Johnny Billquist wrote:
> Michael Truog wrote:
>> Matthew Sackman wrote:
>>> On Sat, Jul 11, 2009 at 01:24:46AM +0200, Johnny Billquist wrote:
>>>  
>>>> Nagle is actually a good thing, which improves performance, not
>>>> decrease it.
>>>>
>>>> There is one specific situation when you don't want nagle, and that
>>>> is if you send very little data, and what it to be sent immediately.
>>>> In that specific case, Nagle is an obstruction and should be shut
>>>> off.
>>>>     
>>> Yup. The immediate part shouldn't be underestimated. The improvement to
>>> latency can be significant. If you're doing a lot of client-server
>>> communication, then disabling Nagle can improve throughput
>>> substantially
>>> as the latency comes down thus permitting higher round trips per
>>> second.
>>>
>>> Matthew
>>>   
>> As clarification, disabling Nagle is best for low latency networks and
>> improves throughput.  High latency networks can benefit from the
>> algorithm, so it is generally used unless it is an internal cluster of
>> computers.
>>
>> See http://en.wikipedia.org/wiki/Nagle's_algorithm
>> to see why real-time systems avoid Nagle.
>
> Hmm, I can't see how Nagle would help if you have a high latency
> network. Don't make no sense at all. That's not what Nagle is for.

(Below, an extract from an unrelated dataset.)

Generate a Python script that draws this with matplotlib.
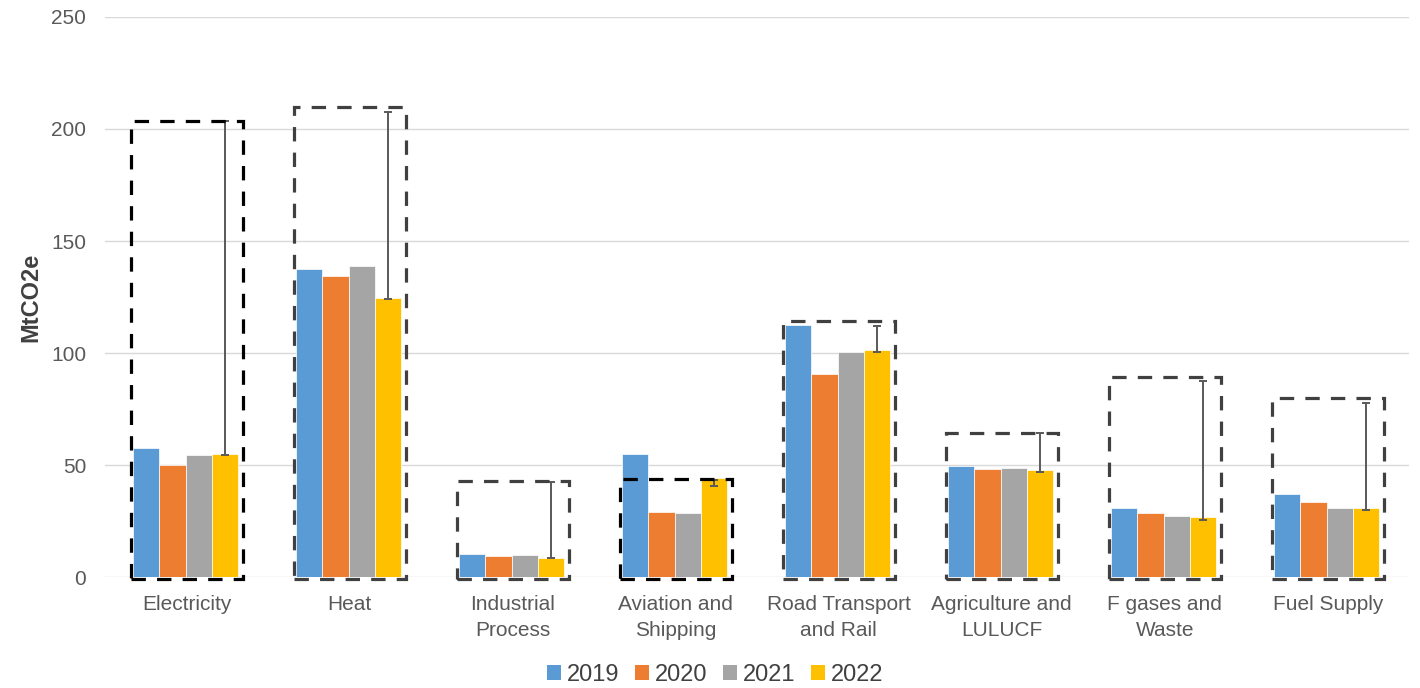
import matplotlib
matplotlib.use("Agg")
import matplotlib.pyplot as plt
from matplotlib.patches import Rectangle, Patch
import numpy as np

plt.rcParams['font.family'] = ['Liberation Sans', 'DejaVu Sans']

categories = ["Electricity", "Heat", "Industrial\nProcess", "Aviation and\nShipping",
              "Road Transport\nand Rail", "Agriculture and\nLULUCF", "F gases and\nWaste", "Fuel Supply"]
years = ["2019", "2020", "2021", "2022"]
v2019 = [57.7, 137.7, 10.2, 55.0, 112.6, 49.7, 30.6, 37.2]
v2020 = [50.0, 134.6, 9.5, 29.0, 90.8, 48.2, 28.4, 33.7]
v2021 = [54.4, 138.8, 9.9, 28.7, 100.4, 48.8, 27.3, 31.0]
v2022 = [54.7, 124.7, 8.6, 44.0, 101.5, 47.8, 26.6, 30.7]
err_lo = [54.5, 124.0, 8.5, 40.5, 100.6, 47.0, 25.5, 29.9]
err_hi = [203.7, 207.7, 42.2, 43.5, 112.0, 64.1, 87.3, 77.6]
box_top = [203.7, 209.7, 42.8, 43.6, 114.2, 64.5, 89.1, 80.1]
box_black = [True, False, False, True, False, False, False, False]

colors = ["#5B9BD5", "#ED7D31", "#A5A5A5", "#FFC000"]

fig = plt.figure(figsize=(14.2, 6.88), dpi=100)
ax = fig.add_axes([0.0741, 0.1613, 0.9183, 0.814])

x = np.arange(len(categories))
bw = 0.161
offsets = [-1.5, -0.5, 0.5, 1.5]
series = [v2019, v2020, v2021, v2022]
for s, vals, c, off in zip(years, series, colors, offsets):
    ax.bar(x - 0.007 + off * bw, vals, width=bw, color=c, edgecolor="white",
           linewidth=0.5, zorder=3, label=s)

# error bars on 2022
xe = x - 0.007 + 1.5 * bw
lo = np.array(err_lo)
hi = np.array(err_hi)
ax.errorbar(xe, lo, yerr=[np.zeros_like(lo), hi - lo], fmt='none',
            ecolor="#595959", elinewidth=1.4, capsize=3, capthick=1.4, zorder=5)

# dashed boxes
for xi, top, blk in zip(x, box_top, box_black):
    col = "#000000" if blk else "#404040"
    r = Rectangle((xi - 0.343, -1.0), 0.686, top + 1.0, fill=False,
                  edgecolor=col, linewidth=2.3, linestyle=(0, (4.5, 3.5)),
                  clip_on=False, zorder=6, joinstyle='miter')
    ax.add_patch(r)

ax.set_xlim(-0.5, len(categories) - 0.5)
ax.set_ylim(0, 250)
ax.set_yticks([0, 50, 100, 150, 200, 250])
ax.yaxis.grid(True, color="#D9D9D9", linewidth=1.0, zorder=0)
ax.set_axisbelow(True)
for sp in ax.spines.values():
    sp.set_visible(False)
ax.set_xticks(x)
ax.set_xticklabels(categories, fontsize=15, color="#595959", linespacing=1.45)
ax.tick_params(axis='x', length=0, pad=13)
ax.tick_params(axis='y', length=0, pad=13.7, labelsize=15, labelcolor="#595959")
ax.set_ylabel("MtCO2e", fontsize=17, fontweight='bold', color="#404040")
ax.yaxis.set_label_coords(-0.0485, 0.5)

handles = [Patch(facecolor=c, edgecolor='none') for c in colors]
fig.legend(handles, years, loc='center', bbox_to_anchor=(0.5035, 0.019), ncol=4,
           frameon=False, fontsize=17, handlelength=0.6, handleheight=0.6,
           handletextpad=0.25, columnspacing=0.65, labelcolor="#404040")

fig.savefig("out.png", dpi=100)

> That's what you have sliding window protocols for. And large packets,
> large windows and large buffers.
>
> But any high volume connection will benifit from Nagle. Try turning
> off Nagle and do a file transfer, and you could become very
> disappointed with the performance.
>
> What Nagle really aims at, is when you have an application send lots
> of small pieces of data. Without Nagle, each little bit will be send
> it it's own TCP segment. With Nagle, all those small sends will be
> bundled together in a larger TCP segment. Now, Nagle don't neccesarily
> delay data, it only delays data if you have a segment smaller than
> MSS, otherwise it will be send right away anyway, since there is no
> point in delaying that packet to try and aggregate data.
>
> And file transfers are usually not sending data in chunks adapted to
> the MSS, but instead just sends whatever chunk size is convenient for
> the tcp implementation. Nagle will make sure that the link is used as
> efficiently as possible.
>
> As I said from the start, the only time you should disable Nagle is if
> you are sending *little* data, and want low latency. If you have high
> volumes of data, Nagle will help you, by either not interfering at all
> (if your applicion is sending chunks larger that the MSS), or
> aggregating your data into as large IP packets as possible (thus
> reducing the protocol overhead, and thereby improving throughput).
>
> Real time systems should probably avoid Nagle, because they should be
> very concerned with latency. More so than throughput. :-)
>
>     Johnny
>
Sorry for making this thread longer than it needs to be.  For an
understanding of why Nagle's algorithm is used, there is some
information here:
http://searchnetworking.techtarget.com/sDefinition/0,,sid7_gci754347,00.html
"... this process (called /nagling/) increases the efficiency of a
network application system by decreasing the number of packet
<http://searchNetworking.techtarget.com/sDefinition/0,,sid7_gci212736,00.html>s
that must be sent."

So decreasing number of packets helps with high latency networks.  It
also makes sense that most real-time systems don't care much about high
throughput, but are instead more focused on small, low latency
messages.  However, I can imagine there are real-time systems where
throughput is a concern (in addition to latency).